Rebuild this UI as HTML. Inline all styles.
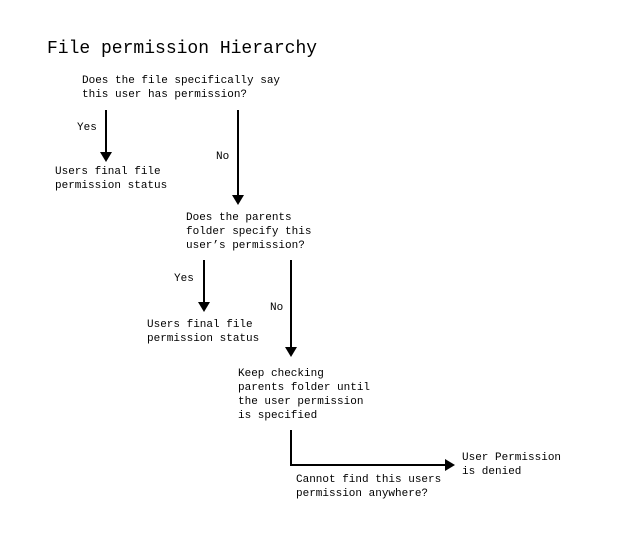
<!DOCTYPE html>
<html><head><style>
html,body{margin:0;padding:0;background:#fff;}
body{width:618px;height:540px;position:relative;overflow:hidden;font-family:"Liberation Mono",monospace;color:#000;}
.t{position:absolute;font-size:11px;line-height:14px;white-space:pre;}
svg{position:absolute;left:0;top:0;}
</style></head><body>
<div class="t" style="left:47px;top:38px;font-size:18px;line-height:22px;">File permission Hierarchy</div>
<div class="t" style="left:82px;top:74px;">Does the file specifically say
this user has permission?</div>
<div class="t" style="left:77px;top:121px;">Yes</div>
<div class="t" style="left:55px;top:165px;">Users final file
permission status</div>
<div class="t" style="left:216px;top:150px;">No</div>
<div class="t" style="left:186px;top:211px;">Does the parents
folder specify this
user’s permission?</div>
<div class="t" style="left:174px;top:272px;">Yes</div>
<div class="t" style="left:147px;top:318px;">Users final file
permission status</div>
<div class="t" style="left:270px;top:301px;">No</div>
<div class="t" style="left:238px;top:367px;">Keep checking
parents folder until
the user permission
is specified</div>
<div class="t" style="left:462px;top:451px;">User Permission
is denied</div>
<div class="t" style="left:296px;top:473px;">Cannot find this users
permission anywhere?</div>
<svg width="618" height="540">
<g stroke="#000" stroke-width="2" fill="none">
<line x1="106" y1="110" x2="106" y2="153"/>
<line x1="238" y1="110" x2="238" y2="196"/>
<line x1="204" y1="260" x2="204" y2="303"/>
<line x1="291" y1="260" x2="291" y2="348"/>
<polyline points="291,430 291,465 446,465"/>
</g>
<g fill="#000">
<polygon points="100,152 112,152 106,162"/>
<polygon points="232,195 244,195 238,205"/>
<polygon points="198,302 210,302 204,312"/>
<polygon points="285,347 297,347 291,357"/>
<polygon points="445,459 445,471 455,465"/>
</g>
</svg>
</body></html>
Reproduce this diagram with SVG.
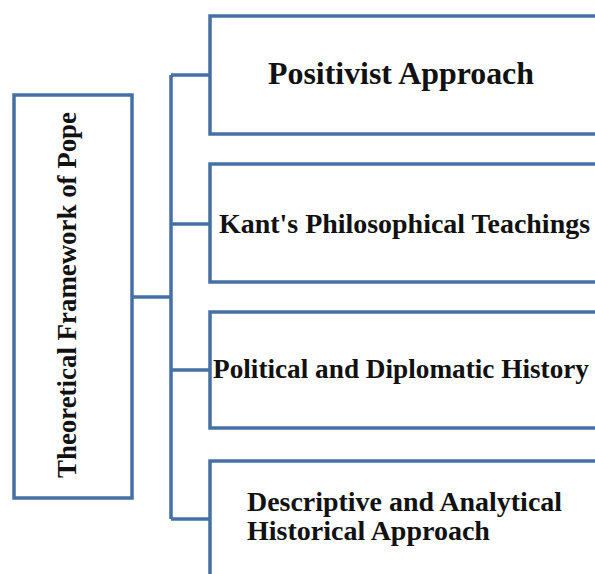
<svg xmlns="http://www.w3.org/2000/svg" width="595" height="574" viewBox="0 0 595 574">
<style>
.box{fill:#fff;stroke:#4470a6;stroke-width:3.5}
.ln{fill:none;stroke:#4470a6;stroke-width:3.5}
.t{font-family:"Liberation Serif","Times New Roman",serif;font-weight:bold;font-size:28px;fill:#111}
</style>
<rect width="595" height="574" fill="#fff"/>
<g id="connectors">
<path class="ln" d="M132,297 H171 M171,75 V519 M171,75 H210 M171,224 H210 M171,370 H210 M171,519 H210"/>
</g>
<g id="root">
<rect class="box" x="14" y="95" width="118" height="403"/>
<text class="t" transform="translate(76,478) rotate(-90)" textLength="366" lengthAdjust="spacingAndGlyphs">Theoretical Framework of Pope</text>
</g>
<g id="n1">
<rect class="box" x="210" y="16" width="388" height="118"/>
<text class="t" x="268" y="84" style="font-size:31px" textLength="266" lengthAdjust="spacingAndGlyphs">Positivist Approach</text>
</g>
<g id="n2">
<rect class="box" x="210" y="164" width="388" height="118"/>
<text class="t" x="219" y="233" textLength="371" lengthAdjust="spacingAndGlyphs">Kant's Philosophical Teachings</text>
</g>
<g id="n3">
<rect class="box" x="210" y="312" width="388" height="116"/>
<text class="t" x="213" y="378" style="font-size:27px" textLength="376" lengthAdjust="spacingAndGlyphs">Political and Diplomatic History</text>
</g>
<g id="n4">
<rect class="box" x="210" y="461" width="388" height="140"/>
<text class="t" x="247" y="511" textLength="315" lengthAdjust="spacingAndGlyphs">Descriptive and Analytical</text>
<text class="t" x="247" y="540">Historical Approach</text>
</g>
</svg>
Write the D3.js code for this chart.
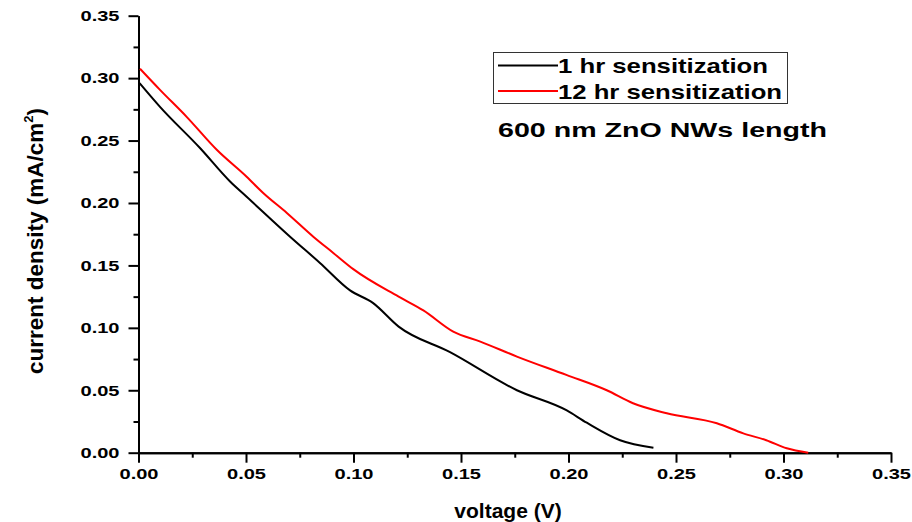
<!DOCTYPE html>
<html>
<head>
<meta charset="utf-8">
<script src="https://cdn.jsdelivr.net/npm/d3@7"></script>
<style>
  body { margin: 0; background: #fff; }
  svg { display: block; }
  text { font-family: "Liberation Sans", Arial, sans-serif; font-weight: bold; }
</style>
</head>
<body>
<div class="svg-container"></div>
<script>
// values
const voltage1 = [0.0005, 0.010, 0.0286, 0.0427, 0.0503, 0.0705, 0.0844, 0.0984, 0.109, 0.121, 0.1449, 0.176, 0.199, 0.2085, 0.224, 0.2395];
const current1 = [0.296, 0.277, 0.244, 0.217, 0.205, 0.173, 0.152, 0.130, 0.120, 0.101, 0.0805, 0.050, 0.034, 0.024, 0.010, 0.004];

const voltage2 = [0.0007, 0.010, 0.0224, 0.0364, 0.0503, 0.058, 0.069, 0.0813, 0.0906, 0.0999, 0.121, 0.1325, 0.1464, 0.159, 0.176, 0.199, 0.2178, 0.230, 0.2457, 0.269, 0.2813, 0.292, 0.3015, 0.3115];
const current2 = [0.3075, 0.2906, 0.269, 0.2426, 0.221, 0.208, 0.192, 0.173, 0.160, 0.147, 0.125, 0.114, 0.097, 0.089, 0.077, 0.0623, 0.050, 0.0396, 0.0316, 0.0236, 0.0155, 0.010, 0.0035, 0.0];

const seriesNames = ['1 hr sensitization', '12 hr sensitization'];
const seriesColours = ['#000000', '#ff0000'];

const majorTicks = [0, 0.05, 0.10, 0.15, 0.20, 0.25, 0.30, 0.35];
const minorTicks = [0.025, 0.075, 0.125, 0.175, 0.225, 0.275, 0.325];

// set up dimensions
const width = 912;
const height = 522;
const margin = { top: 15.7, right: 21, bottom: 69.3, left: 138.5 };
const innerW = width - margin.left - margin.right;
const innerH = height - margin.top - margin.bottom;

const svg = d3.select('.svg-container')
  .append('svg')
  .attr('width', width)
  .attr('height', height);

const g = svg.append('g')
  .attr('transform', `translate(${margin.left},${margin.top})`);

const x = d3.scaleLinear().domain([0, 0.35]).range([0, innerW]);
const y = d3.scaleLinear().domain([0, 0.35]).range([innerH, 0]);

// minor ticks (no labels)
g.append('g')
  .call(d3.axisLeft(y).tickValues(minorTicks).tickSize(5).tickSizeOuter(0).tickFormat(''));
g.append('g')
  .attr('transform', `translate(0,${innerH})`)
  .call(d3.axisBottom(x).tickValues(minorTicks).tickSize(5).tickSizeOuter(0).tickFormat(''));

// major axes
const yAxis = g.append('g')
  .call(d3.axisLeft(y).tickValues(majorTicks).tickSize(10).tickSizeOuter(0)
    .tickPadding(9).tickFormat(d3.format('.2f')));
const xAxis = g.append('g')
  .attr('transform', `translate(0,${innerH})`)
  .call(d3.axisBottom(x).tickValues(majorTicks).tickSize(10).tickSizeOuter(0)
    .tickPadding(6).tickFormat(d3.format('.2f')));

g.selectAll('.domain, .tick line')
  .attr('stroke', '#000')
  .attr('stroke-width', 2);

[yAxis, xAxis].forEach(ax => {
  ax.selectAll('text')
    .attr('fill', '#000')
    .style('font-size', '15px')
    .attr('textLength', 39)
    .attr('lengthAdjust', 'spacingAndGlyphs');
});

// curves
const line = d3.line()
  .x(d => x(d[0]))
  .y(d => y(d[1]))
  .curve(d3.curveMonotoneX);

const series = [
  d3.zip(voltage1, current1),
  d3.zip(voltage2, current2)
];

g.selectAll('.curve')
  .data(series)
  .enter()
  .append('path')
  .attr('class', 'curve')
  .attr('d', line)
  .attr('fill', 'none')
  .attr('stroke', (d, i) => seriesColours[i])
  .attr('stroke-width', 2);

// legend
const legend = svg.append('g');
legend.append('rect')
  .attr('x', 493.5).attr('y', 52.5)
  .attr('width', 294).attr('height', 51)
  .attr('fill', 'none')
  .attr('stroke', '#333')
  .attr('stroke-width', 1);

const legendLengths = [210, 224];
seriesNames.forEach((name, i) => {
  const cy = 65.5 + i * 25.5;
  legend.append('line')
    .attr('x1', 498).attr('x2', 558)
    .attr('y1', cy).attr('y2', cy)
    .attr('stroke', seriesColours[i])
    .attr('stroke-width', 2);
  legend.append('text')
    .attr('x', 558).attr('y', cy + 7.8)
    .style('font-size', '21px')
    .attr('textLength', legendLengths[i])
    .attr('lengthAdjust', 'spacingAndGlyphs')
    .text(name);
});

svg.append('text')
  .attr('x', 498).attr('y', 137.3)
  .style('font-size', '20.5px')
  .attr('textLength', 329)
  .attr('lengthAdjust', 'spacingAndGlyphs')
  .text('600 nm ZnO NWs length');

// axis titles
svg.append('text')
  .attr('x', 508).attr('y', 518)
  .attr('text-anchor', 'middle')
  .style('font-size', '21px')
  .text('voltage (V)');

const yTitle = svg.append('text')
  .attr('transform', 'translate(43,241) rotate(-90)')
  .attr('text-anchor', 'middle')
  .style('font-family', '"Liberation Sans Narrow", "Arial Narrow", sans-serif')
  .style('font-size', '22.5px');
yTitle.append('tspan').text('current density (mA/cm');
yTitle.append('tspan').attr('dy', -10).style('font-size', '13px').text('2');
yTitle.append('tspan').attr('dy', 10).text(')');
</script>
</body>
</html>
* * * * * * * * *
REQUIREMENT:
Pictures do not belong in the copy. Reproduce exactly the lines from the one with "Write the D3.js code for this chart." to the one with "const y = d3.scaleLinear().domain([0, 0.35]).range([innerH, 0]);", both lines included.

EXERCISE ANSWER:
Write the D3.js code for this chart.
<!DOCTYPE html>
<html>
<head>
<meta charset="utf-8">
<script src="https://cdn.jsdelivr.net/npm/d3@7"></script>
<style>
  body { margin: 0; background: #fff; }
  svg { display: block; }
  text { font-family: "Liberation Sans", Arial, sans-serif; font-weight: bold; }
</style>
</head>
<body>
<div class="svg-container"></div>
<script>
// values
const voltage1 = [0.0005, 0.010, 0.0286, 0.0427, 0.0503, 0.0705, 0.0844, 0.0984, 0.109, 0.121, 0.1449, 0.176, 0.199, 0.2085, 0.224, 0.2395];
const current1 = [0.296, 0.277, 0.244, 0.217, 0.205, 0.173, 0.152, 0.130, 0.120, 0.101, 0.0805, 0.050, 0.034, 0.024, 0.010, 0.004];

const voltage2 = [0.0007, 0.010, 0.0224, 0.0364, 0.0503, 0.058, 0.069, 0.0813, 0.0906, 0.0999, 0.121, 0.1325, 0.1464, 0.159, 0.176, 0.199, 0.2178, 0.230, 0.2457, 0.269, 0.2813, 0.292, 0.3015, 0.3115];
const current2 = [0.3075, 0.2906, 0.269, 0.2426, 0.221, 0.208, 0.192, 0.173, 0.160, 0.147, 0.125, 0.114, 0.097, 0.089, 0.077, 0.0623, 0.050, 0.0396, 0.0316, 0.0236, 0.0155, 0.010, 0.0035, 0.0];

const seriesNames = ['1 hr sensitization', '12 hr sensitization'];
const seriesColours = ['#000000', '#ff0000'];

const majorTicks = [0, 0.05, 0.10, 0.15, 0.20, 0.25, 0.30, 0.35];
const minorTicks = [0.025, 0.075, 0.125, 0.175, 0.225, 0.275, 0.325];

// set up dimensions
const width = 912;
const height = 522;
const margin = { top: 15.7, right: 21, bottom: 69.3, left: 138.5 };
const innerW = width - margin.left - margin.right;
const innerH = height - margin.top - margin.bottom;

const svg = d3.select('.svg-container')
  .append('svg')
  .attr('width', width)
  .attr('height', height);

const g = svg.append('g')
  .attr('transform', `translate(${margin.left},${margin.top})`);

const x = d3.scaleLinear().domain([0, 0.35]).range([0, innerW]);
const y = d3.scaleLinear().domain([0, 0.35]).range([innerH, 0]);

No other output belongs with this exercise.